-- START DATA RECORDS --

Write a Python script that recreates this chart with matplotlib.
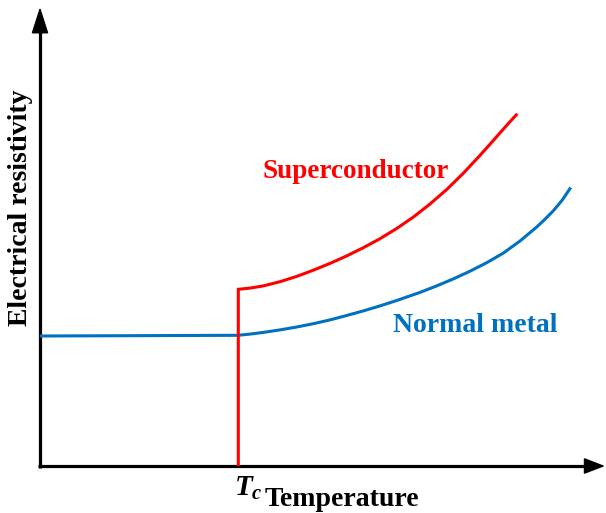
import matplotlib
matplotlib.use("Agg")
import matplotlib.pyplot as plt
from matplotlib.patches import FancyArrowPatch

plt.rcParams['font.family'] = ['Liberation Serif', 'DejaVu Serif']
plt.rcParams['mathtext.fontset'] = 'custom'
plt.rcParams['mathtext.it'] = 'Liberation Serif:italic:bold'
plt.rcParams['mathtext.rm'] = 'Liberation Serif:bold'

# ---- data (arbitrary units) ----
Tc = 198.3
normal_T = [0, 198, 210, 223.3, 240, 256.7, 273.3, 290, 306.7, 323.3, 340, 356.7,
            380, 396.7, 413.3, 430, 446.7, 463.3, 480, 496.7, 505, 513.3, 522, 530.7]
normal_rho = [130, 130.7, 131.9, 133.6, 136.1, 139.0, 142.3, 146.1, 150.5, 155.1, 160.1,
              165.5, 173.6, 180.1, 187.1, 194.8, 203.3, 212.9, 225.0, 239.0, 246.8,
              255.2, 265.6, 278.5]
super_T = [Tc, Tc, 210, 223.3, 240, 256.7, 273.3, 290, 306.7, 323.3, 340, 356.7,
           373.3, 390, 406.7, 423.3, 440, 450, 460, 468.7, 477.3]
super_rho = [0, 176.7, 177.9, 180.1, 184.3, 189.6, 195.8, 202.6, 210.1, 218.3, 227.3,
             237.5, 248.9, 262.0, 276.5, 292.8, 310.6, 321.8, 333.1, 342.9, 352.3]

x_label = "Temperature"
y_label = "Electrical resistivity"
tc_label = r"$T_c$"
super_label = "Superconductor"
normal_label = "Normal metal"

RED = "#FF0000"
BLUE = "#0070C0"

W, H = 606, 513
fig = plt.figure(figsize=(W / 100, H / 100), dpi=100)
ax = fig.add_axes([0, 0, 1, 1])
ax.set_xlim(-40, W - 40)
ax.set_ylim(466 - H, 466)
ax.axis('off')

lw = 2.2
ax.plot(normal_T, normal_rho, color=BLUE, lw=lw, solid_capstyle='butt', zorder=3)
ax.plot(super_T, super_rho, color=RED, lw=lw, solid_joinstyle='miter',
        solid_capstyle='butt', zorder=4)

# axes with arrow heads
x_end, y_end = 565, 459
ax.plot([-1.5, x_end - 15], [0, 0], color='black', lw=2.3, solid_capstyle='butt', zorder=2)
ax.plot([0, 0], [-1.5, y_end - 18], color='black', lw=2.3, solid_capstyle='butt', zorder=2)
xa = FancyArrowPatch((x_end - 40, 0), (x_end, 0),
                     arrowstyle='-|>,head_length=1.3,head_width=0.5',
                     mutation_scale=10, lw=1.2, color='black',
                     shrinkA=0, shrinkB=0, zorder=2)
ya = FancyArrowPatch((0, y_end - 50), (0, y_end),
                     arrowstyle='-|>,head_length=1.65,head_width=0.53',
                     mutation_scale=10, lw=1.2, color='black',
                     shrinkA=0, shrinkB=0, zorder=2)
ax.add_patch(xa)
ax.add_patch(ya)

ax.text(301.5, -40, x_label, ha='center', va='baseline',
        fontsize=20, fontweight='bold', color='black')
ax.text(208, -30, tc_label, ha='center', va='baseline',
        fontsize=21, color='black')
ax.text(-19.5, 258.5, y_label, ha='center', va='center', rotation=90,
        fontsize=20, fontweight='bold', color='black')
ax.text(315.4, 288.3, super_label, ha='center', va='baseline',
        fontsize=19.5, fontweight='bold', color=RED)
ax.text(434.9, 134.3, normal_label, ha='center', va='baseline',
        fontsize=20, fontweight='bold', color=BLUE)

fig.savefig("out.png", dpi=100)
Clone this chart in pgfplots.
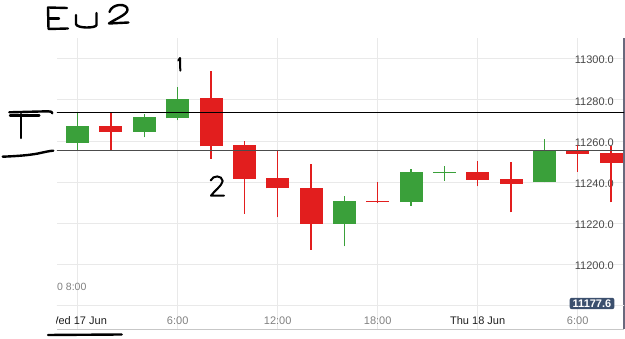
\documentclass[border=0pt]{standalone}
\usepackage{pgfplots}
\pgfplotsset{compat=1.18}
\usepackage{pgfplotstable}
\usepackage{fontspec}
\setmainfont{Liberation Sans}
\definecolor{cgreen}{RGB}{58,160,58}
\definecolor{cred}{RGB}{226,30,30}
\definecolor{gridc}{RGB}{233,233,233}
\definecolor{boxc}{RGB}{60,80,110}
\definecolor{rightc}{RGB}{105,105,125}

% 2-hour candles: t = hours from Wed 17 Jun 0:00
\pgfplotstableread{
t O H L C
0 11259.1 11273.6 11255.5 11267.3
4 11264.4 11273.2 11261.8 11271.8
6 11271.0 11286.1 11270.0 11280.6
16 11219.8 11233.3 11208.9 11230.9
20 11230.3 11246.5 11228.6 11244.8
22 11244.5 11247.7 11240.8 11245.2
28 11240.0 11261.2 11240.0 11255.3
}\upcandles

\pgfplotstableread{
t O H L C
2 11267.3 11273.6 11255.5 11264.4
8 11281.1 11294.2 11251.3 11257.4
10 11257.9 11260.2 11224.6 11241.7
12 11241.9 11255.3 11223.0 11237.0
14 11237.0 11248.9 11207.3 11219.8
18 11231.0 11240.1 11230.0 11230.3
24 11245.0 11250.1 11238.0 11241.3
26 11241.6 11249.7 11225.4 11239.3
30 11255.3 11258.3 11245.0 11253.7
32 11254.2 11257.4 11230.2 11249.4
}\downcandles

\pgfplotsset{
  wick/.style={draw=none, mark=none,
    error bars/y dir=plus, error bars/y explicit, error bars/error mark=none,
    error bars/error bar style={draw=#1, line width=1.3pt}},
  body/.style={draw=none, mark=none,
    error bars/y dir=plus, error bars/y explicit, error bars/error mark=none,
    error bars/error bar style={draw=#1, line width=23pt}},
}
\tikzset{xlab/.style={font=\fontsize{11}{13}\selectfont, inner sep=0pt, anchor=base, text=black!50}}

\begin{document}
\begin{tikzpicture}
\path[use as bounding box] (0,0) rectangle (625pt,339pt);
\begin{axis}[
  at={(57pt,10pt)}, anchor=south west,
  scale only axis, width=567pt, height=291pt,
  xmin=-1.24, xmax=32.78, ymin=11168.8, ymax=11310,
  axis x line*=bottom, axis y line*=right,
  x axis line style={draw=black!22, line width=0.9pt, -},
  y axis line style={draw=rightc, line width=1.4pt, -},
  xtick={0,6,...,30}, xticklabels={},
  ytick={11200,11220,...,11300},
  scaled y ticks=false,
  major tick length=0pt,
  xmajorgrids, ymajorgrids,
  major grid style={draw=gridc, line width=0.9pt},
  /pgf/number format/fixed, /pgf/number format/fixed zerofill,
  /pgf/number format/precision=1, /pgf/number format/1000 sep={},
  /pgf/number format/assume math mode=true,
  yticklabel style={anchor=east, xshift=-10pt, yshift=-1.5pt, inner sep=0pt,
    font=\fontsize{11}{13}\selectfont, text=black!72},
]
\draw[gridc, line width=0.9pt] (axis cs:-5,11180) -- (axis cs:40,11180);

\addplot[wick=cgreen] table[x=t, y=L, y error expr=\thisrow{H}-\thisrow{L}] {\upcandles};
\addplot[body=cgreen] table[x=t, y=O, y error expr=\thisrow{C}-\thisrow{O}] {\upcandles};
\addplot[wick=cred] table[x=t, y=L, y error expr=\thisrow{H}-\thisrow{L}] {\downcandles};
\addplot[body=cred] table[x=t, y=C, y error expr=\thisrow{O}-\thisrow{C}] {\downcandles};

\draw[black, line width=1.1pt] (axis cs:-5,11273.8) -- (axis cs:40,11273.8);
\draw[black!70, line width=1.4pt] (axis cs:-5,11255.3) -- (axis cs:40,11255.3);

\node[xlab, text=black!88] at (axis cs:0,11170.8) {Wed 17 Jun};
\node[xlab] at (axis cs:6,11170.8) {6:00};
\node[xlab] at (axis cs:12,11170.8) {12:00};
\node[xlab] at (axis cs:18,11170.8) {18:00};
\node[xlab, text=black!88] at (axis cs:24,11170.8) {Thu 18 Jun};
\node[xlab] at (axis cs:30,11170.8) {6:00};
\end{axis}

\begin{scope}[x=1pt, y=-1pt, shift={(0pt,339pt)}]
  \node[anchor=west, inner sep=0pt, font=\fontsize{10.5}{12}\selectfont, text=black!50] at (57,286.7) {0 8:00};
  \node[fill=boxc, text=white, rounded corners=2pt, inner xsep=3pt, inner ysep=1.7pt,
        text height=8pt, text depth=0pt, font=\fontsize{11}{13}\selectfont\bfseries] at (592,303.5) {11177.6};
  \begin{scope}[line width=2.4pt, line cap=round, line join=round, black]
    % Eu2
    \draw (67,8) -- (48,7.5) -- (48.5,29) -- (68,28.5);
    \draw (48.5,18.5) -- (59,18.5);
    \draw (76,15) -- (76,24) .. controls (76.5,28.5) and (96,28.5) .. (96.5,25) -- (96.5,13);
    \draw (109.5,12) .. controls (112,3) and (128,3) .. (127.5,10) .. controls (127,15) and (114,19.5) .. (109,23.5) -- (128.5,22.5);
    % 1
    \draw[line width=2pt] (178.3,60.5) -- (180,58) -- (180.3,70.7);
    % 2
    \draw[line width=2pt] (210.7,180.5) .. controls (213,175) and (222,175) .. (222.7,181) .. controls (222,186) and (214,191) .. (211,195.7) -- (224,195.7);
    % left bracket marks
    \draw (9.3,112.3) -- (48,111.3) .. controls (51,111.2) and (52.5,112) .. (52.3,113.3);
    \draw (10,115.7) -- (39.3,115.7);
    \draw (21,114) -- (21,138);
    \draw (2.7,156.7) .. controls (20,156) and (30,155) .. (38,153.5) .. controls (45,152) and (50,150.8) .. (53.3,150.7);
    % underline
    \draw (48,335) -- (121.7,334.5);
  \end{scope}
\end{scope}
\end{tikzpicture}
\end{document}
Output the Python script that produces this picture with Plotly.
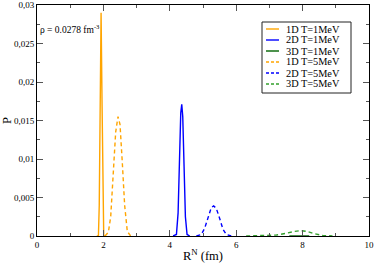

-- END DATA RECORDS --

TO DO
How many of these lines contain "that"? Write only the number.

SOLUTION TO THIS PROBLEM
2